Automotive radar chipset bolsters ADAS appeal

-June 25, 2013

I spent an hour recently talking with Freescale about their new chipset for radar-based ADAS (Advanced Driver Assistance Systems) announced today. Freescale is hoping the integration and lowered BOM cost will appeal to a wider range of vehicle designers than the small number currently using ADAS in higher-end automobiles.

Being a newbie to such systems, I was impressed by the raw technology, such as 77GHz antenna connections directly to the multichannel Rx & Tx chips, and the highly integrated Qorivva MCU, which sports four PPC CPUs, two of which run in lockstep for redundancy checking. Here's a system block diagram:

This shows the maximum configuration of four Tx and 12 Rx channels, but lower channel counts can be implemented to best fit the application and cost goals. Apart from the MPC577xK MCU and three to seven MRD2001 family radar chips, only a handful of basic support circuitry is required (the grey blocks).
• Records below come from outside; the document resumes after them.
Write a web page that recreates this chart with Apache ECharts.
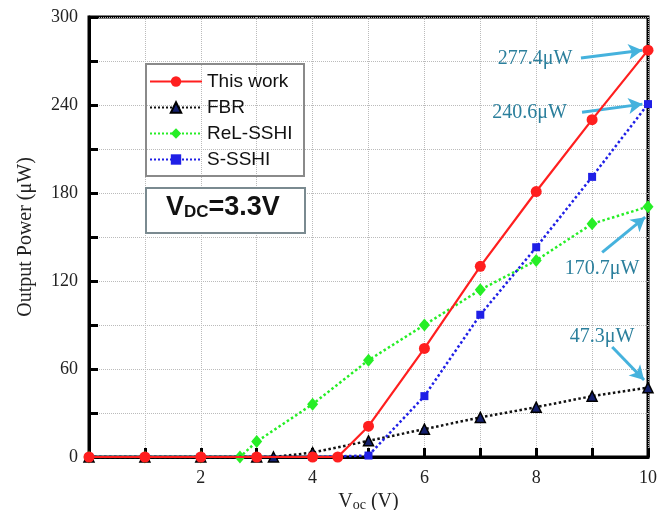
<!DOCTYPE html>
<html>
<head>
<meta charset="utf-8">
<script src="https://cdn.jsdelivr.net/npm/echarts@6/dist/echarts.min.js"></script>
<style>html,body{margin:0;padding:0;background:#fff}#c{width:661px;height:510px}</style>
</head>
<body>
<div id="c"></div>
<script>
// ---- data ----
const thisWorkX = [0, 1, 2, 3, 4, 4.45, 5, 6, 7, 8, 9, 10];
const thisWorkY = [0, 0, 0, 0, 0, 0, 21, 74, 130, 181, 230, 277.4];
const fbrX = [0, 1, 2, 3, 3.3, 4, 5, 6, 7, 8, 9, 10];
const fbrY = [0, 0, 0, 0, 0, 3, 11, 19, 27, 34, 41.5, 47.3];
const relX = [0, 1, 2, 2.7, 3, 4, 5, 6, 7, 8, 9, 10];
const relY = [0, 0, 0, 0, 10.5, 36, 66, 90, 114, 134, 159, 170.7];
const sshiX = [0, 1, 2, 3, 4, 5, 6, 7, 8, 9, 10];
const sshiY = [0, 0, 0, 0, 0, 1, 41.5, 97, 143, 191, 240.6];
const seriesNames = ['This work', 'FBR', 'ReL-SSHI', 'S-SSHI'];
const xTickLabels = [2, 4, 6, 8, 10];
const yTickLabels = [0, 60, 120, 180, 240, 300];
// annotations: [label, textX, textY, arrowStartX, arrowStartY, arrowEndX, arrowEndY]
const annotations = [
  ['277.4μW', 7.98, 271.5, 8.8, 272, 9.9, 277.4],
  ['240.6μW', 7.88, 234.5, 8.82, 235, 9.9, 240.6],
  ['170.7μW', 9.18, 128.5, 9.18, 139.5, 9.95, 163.5],
  ['47.3μW', 9.18, 82, 9.36, 75, 9.93, 52.5]
];

const zip = (xs, ys) => xs.map((x, i) => [x, ys[i]]);
const serif = 'Liberation Serif';
const sans = 'Liberation Sans';

const chart = echarts.init(document.getElementById('c'));
chart.setOption({
  animation: false,
  backgroundColor: '#fff',
  grid: {left: 89, right: 13, top: 17, bottom: 53, outerBoundsMode: 'none', containLabel: false,
    show: true, borderColor: '#000', borderWidth: 3, backgroundColor: 'transparent'},
  xAxis: {
    type: 'value', min: 0, max: 10, interval: 1,
    name: 'V{sub|oc} (V)', nameLocation: 'middle', nameGap: 18,
    nameTextStyle: {fontFamily: serif, fontSize: 20, color: '#222',
      rich: {sub: {fontFamily: serif, fontSize: 14, color: '#222', padding: [6, 0, 0, 0]}}},
    axisLine: {lineStyle: {color: '#000', width: 3}},
    axisTick: {inside: true, length: 9, lineStyle: {color: '#000', width: 3}},
    axisLabel: {fontFamily: serif, fontSize: 18, color: '#222', margin: 12,
      formatter: v => xTickLabels.includes(v) ? String(v) : ''},
    splitLine: {show: true, lineStyle: {color: '#bbb', type: 'dotted', width: 1}}
  },
  yAxis: {
    type: 'value', min: 0, max: 300, interval: 30,
    name: 'Output Power (μW)', nameLocation: 'middle', nameGap: 53,
    nameTextStyle: {fontFamily: serif, fontSize: 20, color: '#222'},
    axisLine: {lineStyle: {color: '#000', width: 3}},
    axisTick: {inside: true, length: 9, lineStyle: {color: '#000', width: 3}},
    axisLabel: {fontFamily: serif, fontSize: 18, color: '#222', margin: 11,
      formatter: v => yTickLabels.includes(v) ? String(v) : ''},
    splitLine: {show: true, lineStyle: {color: '#bbb', type: 'dotted', width: 1}}
  },
  legend: {
    data: seriesNames, orient: 'vertical', left: 149, top: 72,
    itemWidth: 52, itemHeight: 13, itemGap: 7, padding: 0,
    textStyle: {fontFamily: sans, fontSize: 19, color: '#111'}
  },
  graphic: [
    {type: 'rect', left: 145, top: 63, shape: {width: 158, height: 112},
      style: {fill: 'transparent', stroke: '#8a8a8a', lineWidth: 2}, z: 1},
    {type: 'rect', left: 145, top: 187, shape: {width: 159, height: 45},
      style: {fill: '#fff', stroke: '#7a8a90', lineWidth: 2}, z: 10},
    {type: 'text', left: 166, top: 194, z: 11,
      style: {text: 'V{s|DC}=3.3V', fill: '#111', font: 'bold 27px "Liberation Sans"',
        rich: {s: {font: 'bold 17px "Liberation Sans"', fill: '#111', padding: [9, 0, 0, 0]}}}}
  ],
  series: [
    {
      name: 'S-SSHI', type: 'line', data: zip(sshiX, sshiY), z: 5,
      symbol: 'rect', symbolSize: 8,
      lineStyle: {color: '#1f1fe6', width: 2.5, type: 'dotted'},
      itemStyle: {color: '#1f1fe6'}
    },
    {
      name: 'ReL-SSHI', type: 'line', data: zip(relX, relY), z: 3,
      symbol: 'diamond', symbolSize: [11, 13],
      lineStyle: {color: '#26ee26', width: 2.5, type: 'dotted'},
      itemStyle: {color: '#26ee26'}
    },
    {
      name: 'FBR', type: 'line', data: zip(fbrX, fbrY), z: 4,
      symbol: 'triangle', symbolSize: 10,
      lineStyle: {color: '#111', width: 2.5, type: 'dotted'},
      itemStyle: {color: '#14206e', borderColor: '#000', borderWidth: 1.5}
    },
    {
      name: 'This work', type: 'line', data: zip(thisWorkX, thisWorkY), z: 6,
      symbol: 'circle', symbolSize: 11,
      lineStyle: {color: '#ff1f1f', width: 2.2},
      itemStyle: {color: '#ff1f1f'},
      markLine: {
        silent: true, symbol: ['none', 'arrow'], symbolSize: [12, 14],
        lineStyle: {color: '#45b2dd', width: 3, type: 'solid'},
        label: {show: false},
        data: annotations.map(a => [{coord: [a[3], a[4]]}, {coord: [a[5], a[6]]}])
      },
      markPoint: {
        silent: true, symbol: 'circle', symbolSize: 0,
        label: {show: true, position: 'inside', fontFamily: serif, fontSize: 20, color: '#2b7f9c'},
        data: annotations.map(a => ({coord: [a[1], a[2]], value: a[0], label: {formatter: a[0]}}))
      }
    }
  ]
});
</script>
</body>
</html>
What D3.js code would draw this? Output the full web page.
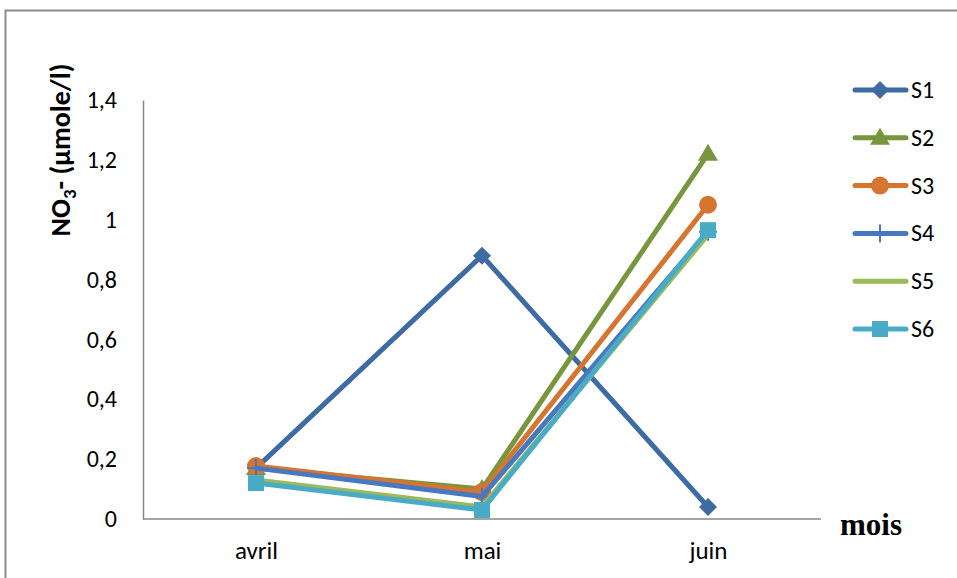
<!DOCTYPE html>
<html>
<head>
<meta charset="utf-8">
<script src="https://cdn.jsdelivr.net/npm/d3@7/dist/d3.min.js"></script>
<style>
  html, body { margin: 0; padding: 0; background: #fff; }
  svg { display: block; }
  text { font-family: Carlito, "Open Sans", "Liberation Sans", sans-serif; }
</style>
</head>
<body>
<svg id="chart" width="957" height="578"></svg>
<script>
// Nitrate concentration per station, by month
const months = ["avril", "mai", "juin"];
const s1 = [0.17, 0.88, 0.04];
const s2 = [0.17, 0.10, 1.22];
const s3 = [0.177, 0.09, 1.05];
const s4 = [0.17, 0.075, 0.96];
const s5 = [0.13, 0.04, 0.95];
const s6 = [0.12, 0.03, 0.965];
const yTicks = [0, 0.2, 0.4, 0.6, 0.8, 1, 1.2, 1.4];

const series = [
  { name: "S1", values: s1, color: "#3E6BA3", marker: "diamond" },
  { name: "S2", values: s2, color: "#77963D", marker: "triangle" },
  { name: "S3", values: s3, color: "#D5752F", marker: "circle" },
  { name: "S4", values: s4, color: "#4879BE", marker: "plus" },
  { name: "S5", values: s5, color: "#9BBB59", marker: "none" },
  { name: "S6", values: s6, color: "#4AABC6", marker: "square" }
];

const svg = d3.select("#chart");

// outer frame
svg.append("rect")
  .attr("x", 5.5).attr("y", 10.5)
  .attr("width", 1000).attr("height", 600)
  .attr("fill", "none").attr("stroke", "#8c8c8c").attr("stroke-width", 2);

const plot = { left: 143, right: 821, top: 100, bottom: 519 };

const x = d3.scalePoint().domain(months).range([plot.left, plot.right]).padding(0.5);
const y = d3.scaleLinear().domain([0, 1.4]).range([plot.bottom, plot.top]);

const fmt = d => String(d).replace(".", ",");

// y axis
const yAxis = svg.append("g").attr("transform", `translate(${plot.left},0)`)
  .call(d3.axisLeft(y).tickValues(yTicks).tickSize(0).tickPadding(26).tickFormat(fmt));
yAxis.select(".domain").attr("stroke", "#878787").attr("stroke-width", 1.5);
yAxis.selectAll("text").style("font-size", "24px").attr("fill", "#000");

// x axis
const xAxis = svg.append("g").attr("transform", `translate(0,${plot.bottom})`)
  .call(d3.axisBottom(x).tickSize(0).tickPadding(22));
xAxis.select(".domain").attr("stroke", "#878787").attr("stroke-width", 1.5)
  .attr("d", `M${plot.left},0H${plot.right}`);
xAxis.selectAll("text").style("font-size", "25px").attr("fill", "#000");

// y axis title
const yt = svg.append("text")
  .attr("transform", "translate(70,150) rotate(-90)")
  .attr("text-anchor", "middle")
  .style("font-size", "28px").attr("font-weight", "bold").attr("fill", "#000");
yt.append("tspan").text("NO");
yt.append("tspan").style("font-size", "19px").attr("dy", 6).text("3");
yt.append("tspan").attr("dy", -6).text("- (µmole/l)");

// x axis title
svg.append("text")
  .attr("x", 840).attr("y", 535)
  .style("font-size", "31px").attr("font-weight", "bold").attr("fill", "#000")
  .style("font-family", "'Liberation Serif', 'DejaVu Serif', serif")
  .text("mois");

function drawMarker(g, type, color, cx, cy) {
  if (type === "diamond") {
    g.append("path").attr("d", `M${cx},${cy - 9}L${cx + 9},${cy}L${cx},${cy + 9}L${cx - 9},${cy}Z`)
      .attr("fill", color);
  } else if (type === "triangle") {
    g.append("path").attr("d", `M${cx},${cy - 10}L${cx + 10},${cy + 7}L${cx - 10},${cy + 7}Z`)
      .attr("fill", color);
  } else if (type === "circle") {
    g.append("circle").attr("cx", cx).attr("cy", cy).attr("r", 9).attr("fill", color);
  } else if (type === "plus") {
    g.append("path").attr("d", `M${cx},${cy - 9}V${cy + 9}M${cx - 9},${cy}H${cx + 9}`)
      .attr("stroke", color).attr("stroke-width", 2);
  } else if (type === "square") {
    g.append("rect").attr("x", cx - 8).attr("y", cy - 8).attr("width", 16).attr("height", 16)
      .attr("fill", color);
  }
}

const line = d3.line().x((d, i) => x(months[i])).y(d => y(d));

series.forEach(s => {
  const g = svg.append("g");
  g.append("path").datum(s.values)
    .attr("d", line)
    .attr("fill", "none").attr("stroke", s.color).attr("stroke-width", 5)
    .attr("stroke-linejoin", "round").attr("stroke-linecap", "round");
  s.values.forEach((v, i) => drawMarker(g, s.marker, s.color, x(months[i]), y(v)));
});

// legend
const legend = svg.append("g");
series.forEach((s, i) => {
  const ly = 90 + i * 47.8;
  const g = legend.append("g");
  g.append("line").attr("x1", 855).attr("x2", 906).attr("y1", ly).attr("y2", ly)
    .attr("stroke", s.color).attr("stroke-width", 5).attr("stroke-linecap", "round");
  drawMarker(g, s.marker, s.color, 880, ly);
  g.append("text").attr("x", 911).attr("y", ly + 8)
    .style("font-size", "24px").attr("fill", "#000").text(s.name);
});
</script>
</body>
</html>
I asked about the RF aspects of the system, wondering if small horn antennas were needed, but no, simple PCB patch antennas do the job just fine. Speaking of PCBs, you can use a standard FR-4 stackup, adding a single low-loss top layer upon which the RF signals are routed.

The Qorivva MCU with dedicated radar processing functions

Another bit of technology that caught my eye was the FC (Fast Control) input on the Tx chip. This input performs a polarity inversion/180˚ phase shift on the 77GHz RF, allowing for modulation with unique digital sequences. The receive path can thus differentiate between multiple signals, including those from other vehicles.

Freescale told me that while they can supply low-level software, it will be up to the OEM to implement the higher functions of the system. They see application in front and side collision avoidance, adaptive cruise control, park assist, and other areas.